On ne peut pas défendre les intérêts des travailleurs dans les gouvernements de la bourgeoisie22/04/20042004Journal/medias/journalnumero/images/2004/04/une1864.jpg.445x577_q85_box-0%2C104%2C1383%2C1896_crop_detail.jpg

Editorial

On ne peut pas défendre les intérêts des travailleurs dans les gouvernements de la bourgeoisie

Pour son centième anniversaire, l'Humanité a eu droit à un hommage quasi unanime des grands moyens d'information, qui ont tous plus ou moins longuement évoqué les cent ans d'histoire traversés par le journal fondé en 1904 par Jaurès, devenu l'organe du Parti Communiste en 1921.

L'Humanité a bien changé depuis. Elle ne se présente même plus comme l'organe d'un parti. Mais quoi qu'il en soit, elle reste dans la presse française un quotidien à part: le seul qui se présente ouvertement et pas hypocritement comme un journal politique; le seul aussi qui doive sa longévité et sa survie (alors que tout autre aurait disparu avec un nombre de lecteurs aussi réduit) au dévouement de milliers de militants. Mais à lire le numéro spécial de l'Humanité consacré à ce centenaire, et à la liste des événements retenus comme ayant marqué ce siècle d'existence, on ne peut que s'interroger sur l'utilisation qui a été faite par la direction du Parti Communiste de cette somme de dévouements.

Comme tous les Partis Communistes de l'époque, l'Humanité des années 1920 condamnait la participation des communistes à des gouvernements refusant de mettre en cause la domination du grand capital sur l'économie. C'est sur la mobilisation des travailleurs, sur la lutte de classe, qu'elle comptait pour changer la société et la vie. L'Humanité de 2004 est au contraire fière de rappeler qu'il y a eu des ministres communistes avec De Gaulle et dans les différents gouvernements qui se sont succédé de 1944 à 1947, comme avec Mitterrand et Mauroy de 1981 à 1984, et enfin avec Jospin de 1997 à 2002.

Que cela ait suscité des espoirs parmi beaucoup de travailleurs, c'est certain. Mais à quoi cela a-t-il finalement servi? Pourquoi chacun de ces épisodes a-t-il finalement débouché sur un retour en force de la droite?

Pour ne reprendre que l'exemple le plus récent, qui est encore dans toutes les mémoires, pourquoi quatre millions d'électeurs ont-ils abandonné Lionel Jospin et Robert Hue après cinq ans de gouvernement de la «gauche plurielle», sinon parce qu'ils avaient été déçus par la politique de ce gouvernement, qui se déclarait incapable d'empêcher les licenciements collectifs et les fermetures d'entreprises, qui maintenait les amputations du régime des retraites pratiquées par Balladur, qui multipliait les dégrèvements de charges sociales aux entreprises et les cadeaux fiscaux aux plus riches, ruinant ainsi et la Sécurité sociale et les caisses de l'État?

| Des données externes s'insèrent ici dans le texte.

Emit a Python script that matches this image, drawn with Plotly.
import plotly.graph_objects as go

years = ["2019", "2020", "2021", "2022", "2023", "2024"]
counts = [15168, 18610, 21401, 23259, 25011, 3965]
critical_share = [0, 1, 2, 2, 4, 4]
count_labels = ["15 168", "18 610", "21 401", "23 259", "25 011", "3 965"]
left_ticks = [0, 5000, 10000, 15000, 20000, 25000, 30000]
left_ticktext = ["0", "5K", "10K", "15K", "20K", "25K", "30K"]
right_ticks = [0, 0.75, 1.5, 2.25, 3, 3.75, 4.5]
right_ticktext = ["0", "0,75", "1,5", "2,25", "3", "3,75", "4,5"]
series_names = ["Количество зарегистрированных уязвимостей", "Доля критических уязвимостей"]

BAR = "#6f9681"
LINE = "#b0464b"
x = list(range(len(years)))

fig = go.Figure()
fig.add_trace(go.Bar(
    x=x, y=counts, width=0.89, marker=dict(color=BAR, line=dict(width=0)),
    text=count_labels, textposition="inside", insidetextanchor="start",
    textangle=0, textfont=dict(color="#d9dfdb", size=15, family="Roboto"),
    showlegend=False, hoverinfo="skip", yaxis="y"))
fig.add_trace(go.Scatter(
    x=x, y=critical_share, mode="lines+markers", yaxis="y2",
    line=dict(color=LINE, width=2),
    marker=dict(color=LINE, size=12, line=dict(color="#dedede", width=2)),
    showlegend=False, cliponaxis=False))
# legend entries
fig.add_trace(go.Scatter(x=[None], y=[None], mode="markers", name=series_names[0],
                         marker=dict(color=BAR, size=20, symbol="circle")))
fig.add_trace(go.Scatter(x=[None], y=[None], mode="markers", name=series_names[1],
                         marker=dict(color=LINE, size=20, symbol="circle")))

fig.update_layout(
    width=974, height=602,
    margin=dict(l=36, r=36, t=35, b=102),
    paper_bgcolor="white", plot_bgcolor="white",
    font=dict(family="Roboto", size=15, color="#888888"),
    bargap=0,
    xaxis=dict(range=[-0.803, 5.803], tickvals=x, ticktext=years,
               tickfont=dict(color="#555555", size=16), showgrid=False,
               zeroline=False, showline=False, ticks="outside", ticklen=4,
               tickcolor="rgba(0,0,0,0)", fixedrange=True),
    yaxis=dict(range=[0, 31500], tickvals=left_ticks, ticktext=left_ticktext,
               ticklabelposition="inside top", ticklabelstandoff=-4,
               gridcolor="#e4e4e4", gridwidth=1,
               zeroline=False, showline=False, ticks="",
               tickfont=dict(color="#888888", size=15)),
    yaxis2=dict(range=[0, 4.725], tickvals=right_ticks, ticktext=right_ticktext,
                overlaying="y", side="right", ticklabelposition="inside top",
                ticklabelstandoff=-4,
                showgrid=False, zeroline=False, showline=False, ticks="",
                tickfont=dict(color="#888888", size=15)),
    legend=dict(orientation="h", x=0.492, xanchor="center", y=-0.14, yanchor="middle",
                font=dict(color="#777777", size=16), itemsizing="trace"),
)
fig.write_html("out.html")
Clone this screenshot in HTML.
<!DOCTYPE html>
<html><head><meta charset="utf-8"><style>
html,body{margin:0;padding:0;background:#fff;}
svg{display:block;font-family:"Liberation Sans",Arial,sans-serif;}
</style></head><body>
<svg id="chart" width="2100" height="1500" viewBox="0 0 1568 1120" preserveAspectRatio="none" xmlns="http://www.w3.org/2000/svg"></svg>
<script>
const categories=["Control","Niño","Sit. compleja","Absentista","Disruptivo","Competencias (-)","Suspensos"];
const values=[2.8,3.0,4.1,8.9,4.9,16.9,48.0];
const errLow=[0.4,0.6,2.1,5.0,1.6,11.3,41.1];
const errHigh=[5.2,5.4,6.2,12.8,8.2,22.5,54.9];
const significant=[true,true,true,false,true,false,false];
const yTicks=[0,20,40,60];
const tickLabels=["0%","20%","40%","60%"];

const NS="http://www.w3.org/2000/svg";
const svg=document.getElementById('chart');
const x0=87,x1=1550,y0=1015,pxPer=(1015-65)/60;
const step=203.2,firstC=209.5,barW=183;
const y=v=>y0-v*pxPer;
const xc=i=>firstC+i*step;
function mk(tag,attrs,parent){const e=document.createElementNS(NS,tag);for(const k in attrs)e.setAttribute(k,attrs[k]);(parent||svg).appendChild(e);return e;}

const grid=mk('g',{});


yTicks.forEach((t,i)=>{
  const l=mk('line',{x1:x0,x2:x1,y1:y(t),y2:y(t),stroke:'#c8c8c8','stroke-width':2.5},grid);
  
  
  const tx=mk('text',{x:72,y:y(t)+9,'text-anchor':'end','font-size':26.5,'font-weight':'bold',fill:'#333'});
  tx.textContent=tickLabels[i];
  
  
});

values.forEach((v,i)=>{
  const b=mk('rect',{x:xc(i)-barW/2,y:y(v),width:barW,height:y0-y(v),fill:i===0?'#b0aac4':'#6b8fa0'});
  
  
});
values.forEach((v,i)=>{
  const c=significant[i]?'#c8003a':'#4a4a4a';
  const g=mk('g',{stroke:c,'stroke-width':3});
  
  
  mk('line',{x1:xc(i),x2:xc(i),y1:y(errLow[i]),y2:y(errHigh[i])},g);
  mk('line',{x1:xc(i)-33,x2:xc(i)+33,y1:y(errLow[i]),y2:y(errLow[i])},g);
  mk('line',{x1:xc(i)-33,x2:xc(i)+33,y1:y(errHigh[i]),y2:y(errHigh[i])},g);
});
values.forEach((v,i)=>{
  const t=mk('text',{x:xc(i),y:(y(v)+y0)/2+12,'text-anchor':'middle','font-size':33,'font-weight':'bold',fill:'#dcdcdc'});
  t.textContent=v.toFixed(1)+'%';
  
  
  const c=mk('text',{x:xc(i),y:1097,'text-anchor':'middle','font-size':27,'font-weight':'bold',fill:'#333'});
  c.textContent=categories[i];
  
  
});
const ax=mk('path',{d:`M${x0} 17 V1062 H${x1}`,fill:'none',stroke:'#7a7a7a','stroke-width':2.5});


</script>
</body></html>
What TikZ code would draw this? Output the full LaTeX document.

N'y a-t-il pas d'autre perspective que de voir la droite et le Parti Socialiste alterner au pouvoir, chacun continuant la politique du gouvernement qui l'a précédé?

Le tandem Chirac-Raffarin, et toute la droite avec lui, vient d'être sanctionné aux récentes élections régionales. Mais qu'est-ce que cela changera dans les régions pour les travailleurs, ceux d'Alstom par exemple? La gauche reviendra peut-être au gouvernement dans trois ans. Mais est-ce que ce sera une fois de plus pour continuer la politique de la droite, et préparer le retour de celle-ci?

La seule perspective de la direction du Parti Communiste, c'est de rechercher un accord avec celle d'un Parti Socialiste qui se veut, comme disait déjà Léon Blum, un «loyal gérant» du capitalisme. Cette politique menée sans discontinuer pendant des années a certes permis à quelques dirigeants d'occuper des strapontins ministériels, mais elle n'a rien apporté à la classe ouvrière et elle a contribué à démoraliser beaucoup de travailleurs, comme à en pousser bon nombre à renoncer à l'activité militante.

Pourtant les trésors de dévouement dépensés pour faire vivre l'Humanité et le Parti Communiste méritaient mieux que cela. C'est pourquoi ce qui vaut la peine d'être salué, dans les cent ans d'histoire du journal l'Humanité, c'est qu'il y eut une époque où la presse aux ordres de la bourgeoisie, loin de lui rendre hommage, le haïssait, parce qu'il défendait la perspective d'une société débarrassée de l'exploitation, de la guerre et de la misère. D'une société qui en aurait fini avec la barbarie capitaliste.